▸ Exercise: Reproduce all of the data below without alteration; exclude every picture.

▸ Dataset excerpt:
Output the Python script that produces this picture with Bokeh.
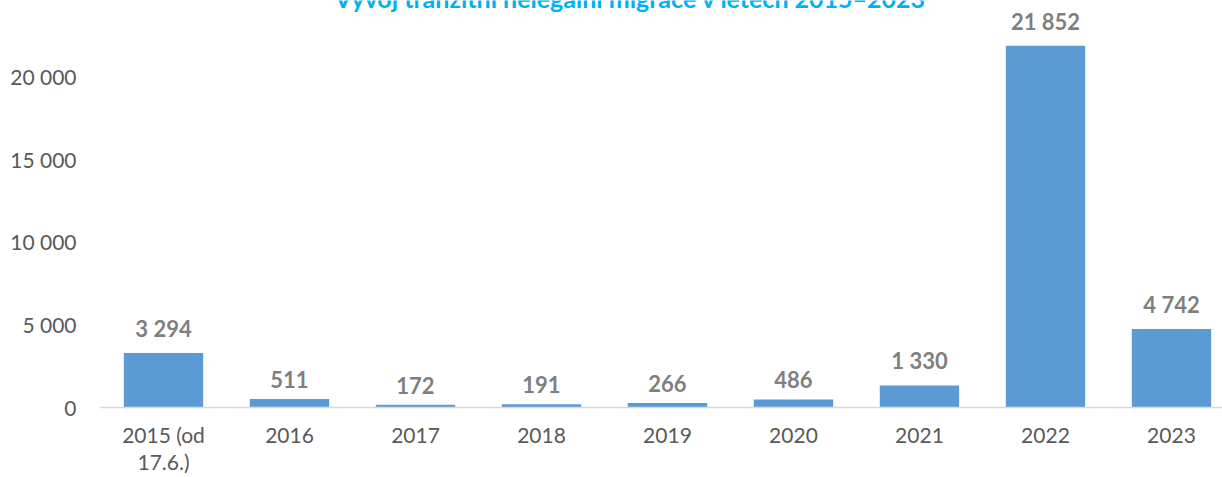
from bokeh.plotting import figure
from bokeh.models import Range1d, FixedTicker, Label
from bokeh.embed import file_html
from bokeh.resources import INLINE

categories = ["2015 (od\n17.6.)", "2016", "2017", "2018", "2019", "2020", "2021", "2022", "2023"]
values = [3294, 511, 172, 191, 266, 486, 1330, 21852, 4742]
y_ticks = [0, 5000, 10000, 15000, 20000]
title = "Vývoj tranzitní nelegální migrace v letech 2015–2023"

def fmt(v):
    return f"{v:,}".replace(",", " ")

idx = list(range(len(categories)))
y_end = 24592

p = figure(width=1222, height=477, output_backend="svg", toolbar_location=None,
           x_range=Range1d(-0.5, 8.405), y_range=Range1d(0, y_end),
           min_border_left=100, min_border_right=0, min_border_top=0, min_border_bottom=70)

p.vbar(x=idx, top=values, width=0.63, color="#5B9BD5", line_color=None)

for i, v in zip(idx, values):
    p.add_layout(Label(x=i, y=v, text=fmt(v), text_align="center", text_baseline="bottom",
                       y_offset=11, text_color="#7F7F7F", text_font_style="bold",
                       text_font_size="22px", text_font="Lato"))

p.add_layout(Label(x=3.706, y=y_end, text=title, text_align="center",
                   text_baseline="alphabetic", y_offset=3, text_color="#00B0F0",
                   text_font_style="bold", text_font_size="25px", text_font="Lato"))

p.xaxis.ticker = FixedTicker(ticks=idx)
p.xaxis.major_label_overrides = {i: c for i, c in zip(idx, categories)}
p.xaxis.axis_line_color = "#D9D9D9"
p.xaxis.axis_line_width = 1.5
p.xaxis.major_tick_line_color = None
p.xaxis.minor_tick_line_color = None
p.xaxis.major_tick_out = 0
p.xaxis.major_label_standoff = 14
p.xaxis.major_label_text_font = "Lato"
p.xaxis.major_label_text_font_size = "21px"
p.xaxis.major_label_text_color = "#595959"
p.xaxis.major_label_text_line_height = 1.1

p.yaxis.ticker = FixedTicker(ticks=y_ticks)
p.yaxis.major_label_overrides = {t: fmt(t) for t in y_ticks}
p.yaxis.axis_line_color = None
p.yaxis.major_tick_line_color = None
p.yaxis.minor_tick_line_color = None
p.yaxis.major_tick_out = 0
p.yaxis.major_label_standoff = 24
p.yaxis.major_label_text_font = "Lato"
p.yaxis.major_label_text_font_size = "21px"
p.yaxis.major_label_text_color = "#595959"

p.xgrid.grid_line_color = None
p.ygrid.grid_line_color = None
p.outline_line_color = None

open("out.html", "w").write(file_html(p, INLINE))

▸ Task answer:
Output the Python script that produces this picture with Bokeh.
from bokeh.plotting import figure
from bokeh.models import Range1d, FixedTicker, Label
from bokeh.embed import file_html
from bokeh.resources import INLINE

categories = ["2015 (od\n17.6.)", "2016", "2017", "2018", "2019", "2020", "2021", "2022", "2023"]
values = [3294, 511, 172, 191, 266, 486, 1330, 21852, 4742]
y_ticks = [0, 5000, 10000, 15000, 20000]
title = "Vývoj tranzitní nelegální migrace v letech 2015–2023"

def fmt(v):
    return f"{v:,}".replace(",", " ")

idx = list(range(len(categories)))
y_end = 24592

p = figure(width=1222, height=477, output_backend="svg", toolbar_location=None,
           x_range=Range1d(-0.5, 8.405), y_range=Range1d(0, y_end),
           min_border_left=100, min_border_right=0, min_border_top=0, min_border_bottom=70)

p.vbar(x=idx, top=values, width=0.63, color="#5B9BD5", line_color=None)

for i, v in zip(idx, values):
    p.add_layout(Label(x=i, y=v, text=fmt(v), text_align="center", text_baseline="bottom",
                       y_offset=11, text_color="#7F7F7F", text_font_style="bold",
                       text_font_size="22px", text_font="Lato"))

p.add_layout(Label(x=3.706, y=y_end, text=title, text_align="center",
                   text_baseline="alphabetic", y_offset=3, text_color="#00B0F0",
                   text_font_style="bold", text_font_size="25px", text_font="Lato"))

p.xaxis.ticker = FixedTicker(ticks=idx)
p.xaxis.major_label_overrides = {i: c for i, c in zip(idx, categories)}
p.xaxis.axis_line_color = "#D9D9D9"
p.xaxis.axis_line_width = 1.5
p.xaxis.major_tick_line_color = None
p.xaxis.minor_tick_line_color = None
p.xaxis.major_tick_out = 0
p.xaxis.major_label_standoff = 14
p.xaxis.major_label_text_font = "Lato"
p.xaxis.major_label_text_font_size = "21px"
p.xaxis.major_label_text_color = "#595959"
p.xaxis.major_label_text_line_height = 1.1

p.yaxis.ticker = FixedTicker(ticks=y_ticks)
p.yaxis.major_label_overrides = {t: fmt(t) for t in y_ticks}
p.yaxis.axis_line_color = None
p.yaxis.major_tick_line_color = None
p.yaxis.minor_tick_line_color = None
p.yaxis.major_tick_out = 0
p.yaxis.major_label_standoff = 24
p.yaxis.major_label_text_font = "Lato"
p.yaxis.major_label_text_font_size = "21px"
p.yaxis.major_label_text_color = "#595959"

p.xgrid.grid_line_color = None
p.ygrid.grid_line_color = None
p.outline_line_color = None

open("out.html", "w").write(file_html(p, INLINE))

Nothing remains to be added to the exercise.